Thanks for the background info. Interesting,
Jonathan Milan is the clear favourite, although I fancy Casper Van Uden as an outside bet. He won a stage at the Tour of Turkey and talked about taking risks to win more. That can go wrong, of course, but if it goes right he’s very fast.
I enjoy the forays into eastern Europe, different culture and scenery is always interesting.
Seems that to a certain extent the pure sprint field is almost as polarised as the GC, but with the challenge to reach the end and multitude of potential breakaway stages it’s an interesting story to follow
That jersey is a beautiful colour!
I like the chainring for Vernon. NSN seem to have good potential for sprints, and not-quite-sprints. But how to beat Magnier, De Lie etc. Still, there’s a chance.
Really looking forward to seeing Bulgaria on the screen. The Giro’s showcasing of scenery has led directly to previous holiday bookings, and we’re looking at Albania for this year. Could the Black Sea coast be next…
Add Penhoët to the list of French Paul’s
Yes, but promising? A little less so than the others to put it gently.
I might be wrong, but the finish should be at 17.15 EEST, i.e. *16.15 CEST*
(A couple of hours from now wherever you are in the world)

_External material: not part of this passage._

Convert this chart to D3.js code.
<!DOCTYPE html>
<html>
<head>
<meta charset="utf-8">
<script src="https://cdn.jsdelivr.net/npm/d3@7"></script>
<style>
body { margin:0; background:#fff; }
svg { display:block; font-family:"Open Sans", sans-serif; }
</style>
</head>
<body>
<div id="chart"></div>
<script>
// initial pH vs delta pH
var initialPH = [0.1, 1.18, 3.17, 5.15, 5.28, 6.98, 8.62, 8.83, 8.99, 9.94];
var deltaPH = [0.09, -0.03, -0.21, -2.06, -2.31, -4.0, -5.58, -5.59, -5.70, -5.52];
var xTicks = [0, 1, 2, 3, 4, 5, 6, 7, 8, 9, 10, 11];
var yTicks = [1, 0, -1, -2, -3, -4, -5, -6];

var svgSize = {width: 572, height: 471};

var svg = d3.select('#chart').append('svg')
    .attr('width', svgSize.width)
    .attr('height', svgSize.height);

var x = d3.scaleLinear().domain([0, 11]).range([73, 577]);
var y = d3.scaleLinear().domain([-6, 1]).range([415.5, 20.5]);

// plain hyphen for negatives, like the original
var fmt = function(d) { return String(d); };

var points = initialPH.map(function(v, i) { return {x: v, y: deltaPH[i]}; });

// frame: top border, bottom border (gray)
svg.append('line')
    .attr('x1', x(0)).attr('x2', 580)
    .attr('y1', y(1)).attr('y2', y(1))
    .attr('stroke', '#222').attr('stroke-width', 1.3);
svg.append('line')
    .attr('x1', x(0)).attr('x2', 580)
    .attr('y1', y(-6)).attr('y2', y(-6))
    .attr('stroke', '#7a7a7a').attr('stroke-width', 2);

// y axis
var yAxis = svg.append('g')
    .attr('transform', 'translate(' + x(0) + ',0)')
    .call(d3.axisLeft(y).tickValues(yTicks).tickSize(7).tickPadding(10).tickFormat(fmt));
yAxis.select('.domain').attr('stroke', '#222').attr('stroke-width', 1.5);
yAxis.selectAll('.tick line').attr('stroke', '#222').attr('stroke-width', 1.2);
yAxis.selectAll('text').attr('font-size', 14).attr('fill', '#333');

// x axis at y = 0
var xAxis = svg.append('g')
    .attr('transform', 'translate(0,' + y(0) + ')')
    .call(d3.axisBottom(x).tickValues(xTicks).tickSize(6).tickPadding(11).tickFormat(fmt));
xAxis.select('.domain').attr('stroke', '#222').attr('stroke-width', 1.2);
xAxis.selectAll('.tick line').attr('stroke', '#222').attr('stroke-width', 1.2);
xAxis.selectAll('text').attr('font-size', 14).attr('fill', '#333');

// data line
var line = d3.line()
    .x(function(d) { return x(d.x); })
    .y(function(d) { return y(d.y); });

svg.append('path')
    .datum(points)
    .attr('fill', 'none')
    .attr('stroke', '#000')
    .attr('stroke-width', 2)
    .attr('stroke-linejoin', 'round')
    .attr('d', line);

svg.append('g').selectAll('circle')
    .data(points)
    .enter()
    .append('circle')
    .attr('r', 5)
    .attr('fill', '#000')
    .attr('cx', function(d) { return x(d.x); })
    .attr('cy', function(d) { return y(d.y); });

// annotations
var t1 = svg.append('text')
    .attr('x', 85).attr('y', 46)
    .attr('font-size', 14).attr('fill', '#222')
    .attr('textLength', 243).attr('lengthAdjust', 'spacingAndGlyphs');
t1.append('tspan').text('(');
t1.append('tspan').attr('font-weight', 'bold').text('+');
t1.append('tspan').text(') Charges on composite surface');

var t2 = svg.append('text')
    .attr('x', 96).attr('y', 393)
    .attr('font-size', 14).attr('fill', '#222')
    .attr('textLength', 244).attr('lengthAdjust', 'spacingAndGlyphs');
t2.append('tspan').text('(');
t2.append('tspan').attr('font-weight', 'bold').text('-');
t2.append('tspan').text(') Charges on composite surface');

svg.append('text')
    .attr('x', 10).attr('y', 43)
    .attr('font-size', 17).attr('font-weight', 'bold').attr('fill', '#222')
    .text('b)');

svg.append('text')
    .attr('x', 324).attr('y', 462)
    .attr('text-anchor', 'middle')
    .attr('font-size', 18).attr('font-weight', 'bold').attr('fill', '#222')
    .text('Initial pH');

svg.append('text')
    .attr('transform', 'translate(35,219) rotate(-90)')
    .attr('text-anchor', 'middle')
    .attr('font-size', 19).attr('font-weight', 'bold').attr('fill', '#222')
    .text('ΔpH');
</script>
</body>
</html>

Will fix this for tomorrow.
I often wondered what time zone was east of CET but never looked. EEST makes sense!
Nice that Magnier won.
Nitpick: next timezone to CET is EET
EEST is next to CEST
Interesting comment right now by Contador. He’s been checking live the metrics of the Aurum webpage (his and Ivan Basso’s bike brand) and apparently today’s break by Sevilla granted a notable jump up in visits quite greater than the one they had recorded when Maestri got 2nd on a Giro stage last year, despite that stage having had much better audience than today will nearly surely get (but that break was very big, tens of athletes in).
He says that as the as the bike brand owner he’s quite satisfied compared with contacts achieved by other means.

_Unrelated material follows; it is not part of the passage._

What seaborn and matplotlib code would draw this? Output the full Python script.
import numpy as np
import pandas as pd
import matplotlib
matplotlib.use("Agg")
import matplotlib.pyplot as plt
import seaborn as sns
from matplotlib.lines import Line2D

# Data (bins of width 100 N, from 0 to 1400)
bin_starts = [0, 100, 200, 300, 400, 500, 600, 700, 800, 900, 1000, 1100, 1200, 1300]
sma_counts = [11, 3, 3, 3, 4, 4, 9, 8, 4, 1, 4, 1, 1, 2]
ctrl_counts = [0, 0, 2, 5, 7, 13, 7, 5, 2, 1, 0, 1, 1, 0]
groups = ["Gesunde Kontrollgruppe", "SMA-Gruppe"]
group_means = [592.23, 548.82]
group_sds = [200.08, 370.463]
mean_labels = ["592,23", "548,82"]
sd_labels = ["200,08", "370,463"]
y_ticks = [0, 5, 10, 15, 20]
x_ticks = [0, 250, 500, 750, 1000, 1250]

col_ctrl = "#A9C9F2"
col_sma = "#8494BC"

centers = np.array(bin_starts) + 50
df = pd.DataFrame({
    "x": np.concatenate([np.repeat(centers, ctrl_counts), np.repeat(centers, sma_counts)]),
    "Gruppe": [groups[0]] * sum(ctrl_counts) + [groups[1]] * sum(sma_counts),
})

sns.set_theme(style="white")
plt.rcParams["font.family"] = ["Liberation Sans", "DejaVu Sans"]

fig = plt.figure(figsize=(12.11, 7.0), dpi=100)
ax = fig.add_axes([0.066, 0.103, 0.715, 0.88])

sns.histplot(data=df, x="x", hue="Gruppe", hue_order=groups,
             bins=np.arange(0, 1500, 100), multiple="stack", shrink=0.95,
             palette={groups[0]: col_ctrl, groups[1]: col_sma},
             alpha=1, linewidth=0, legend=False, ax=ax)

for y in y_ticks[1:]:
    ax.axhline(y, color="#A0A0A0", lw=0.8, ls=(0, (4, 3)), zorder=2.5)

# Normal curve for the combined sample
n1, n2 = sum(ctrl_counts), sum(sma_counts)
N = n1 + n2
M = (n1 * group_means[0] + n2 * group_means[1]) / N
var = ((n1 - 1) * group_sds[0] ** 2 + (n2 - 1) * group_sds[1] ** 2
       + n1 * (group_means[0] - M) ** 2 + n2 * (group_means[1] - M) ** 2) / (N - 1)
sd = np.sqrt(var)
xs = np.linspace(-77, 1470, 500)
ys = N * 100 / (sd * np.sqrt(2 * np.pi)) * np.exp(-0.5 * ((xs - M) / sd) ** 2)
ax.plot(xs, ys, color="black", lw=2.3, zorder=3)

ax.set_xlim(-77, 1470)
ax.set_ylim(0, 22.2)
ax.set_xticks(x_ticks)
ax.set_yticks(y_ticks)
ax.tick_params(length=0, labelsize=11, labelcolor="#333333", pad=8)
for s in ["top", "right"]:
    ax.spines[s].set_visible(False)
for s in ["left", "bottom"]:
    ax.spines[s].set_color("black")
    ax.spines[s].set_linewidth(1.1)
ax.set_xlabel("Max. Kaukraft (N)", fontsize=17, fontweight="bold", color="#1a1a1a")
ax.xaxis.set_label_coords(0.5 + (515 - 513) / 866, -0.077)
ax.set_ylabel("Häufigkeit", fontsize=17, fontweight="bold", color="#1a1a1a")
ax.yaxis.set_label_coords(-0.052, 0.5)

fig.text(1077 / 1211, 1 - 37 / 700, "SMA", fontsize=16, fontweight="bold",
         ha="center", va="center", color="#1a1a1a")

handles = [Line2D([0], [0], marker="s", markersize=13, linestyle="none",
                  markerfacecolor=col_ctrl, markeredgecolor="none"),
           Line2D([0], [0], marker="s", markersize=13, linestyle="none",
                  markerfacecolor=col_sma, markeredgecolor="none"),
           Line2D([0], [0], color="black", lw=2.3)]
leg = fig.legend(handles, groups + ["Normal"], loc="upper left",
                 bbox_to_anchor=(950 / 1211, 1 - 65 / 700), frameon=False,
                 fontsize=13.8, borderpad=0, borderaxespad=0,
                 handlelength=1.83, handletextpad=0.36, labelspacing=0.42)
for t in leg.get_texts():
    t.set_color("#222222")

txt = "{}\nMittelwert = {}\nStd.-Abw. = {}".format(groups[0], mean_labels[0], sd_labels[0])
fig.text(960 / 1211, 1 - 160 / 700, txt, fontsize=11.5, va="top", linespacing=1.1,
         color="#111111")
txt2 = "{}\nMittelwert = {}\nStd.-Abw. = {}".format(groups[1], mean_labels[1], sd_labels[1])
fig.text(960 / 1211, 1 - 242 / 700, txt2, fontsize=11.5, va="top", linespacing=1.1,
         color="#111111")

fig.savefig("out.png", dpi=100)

Haha! I have literally just been on their website looking at the black / gold Aurum. It’s a beautiful bike by modern standards. The only issue I have with it is that I definitely can’t afford one.
“By modern standards.” There aren’t many beautiful bikes these days imho. The quest for aero has led to a lot of samey-sameness.
Yeah, I tend to agree although I suppose old steel bikes were often identikit in their own way. I liked the Aurum as it didn’t have dropped seat stays which I find especially unpleasing on the eye.
Couldn’t agree more re: seat stays. Just went to Aurum website, which was running really slow. Today’s marketing at work?
Hopefully no broken bones after stage 1’s very predictable crash in the narrow finale. Stage 2 seems unlikely to be a GC day with teams thinking of getting to Italy with out any problems.
Sports director at Visma, Marc Reef, on stage 2,”There are many riders who can dream of victory. For us, the main thing remains getting through the first three days in Bulgaria as well as possible.”
Despite cycling influencers saying whatever, I wouldn’t say the finish was especially narrow. For sure, road width had little to do with the crash (available space on the opposite side), it’s just that in a bunch sprint the spearhead of the peloton always looks for the barriers. I’d add something about bikes, but this sort of sprint crash always happened, they must be avoided otherwise.
I was watching Pascal Ackermann for Jayco. Bit of a disappointment. After the bunch was reduced he didn’t even seem capable of a sprint. Just sort of sat behind the sprinters in the saddle hoping to catch a draft and move up a few places. Not going to win much with that lack of power.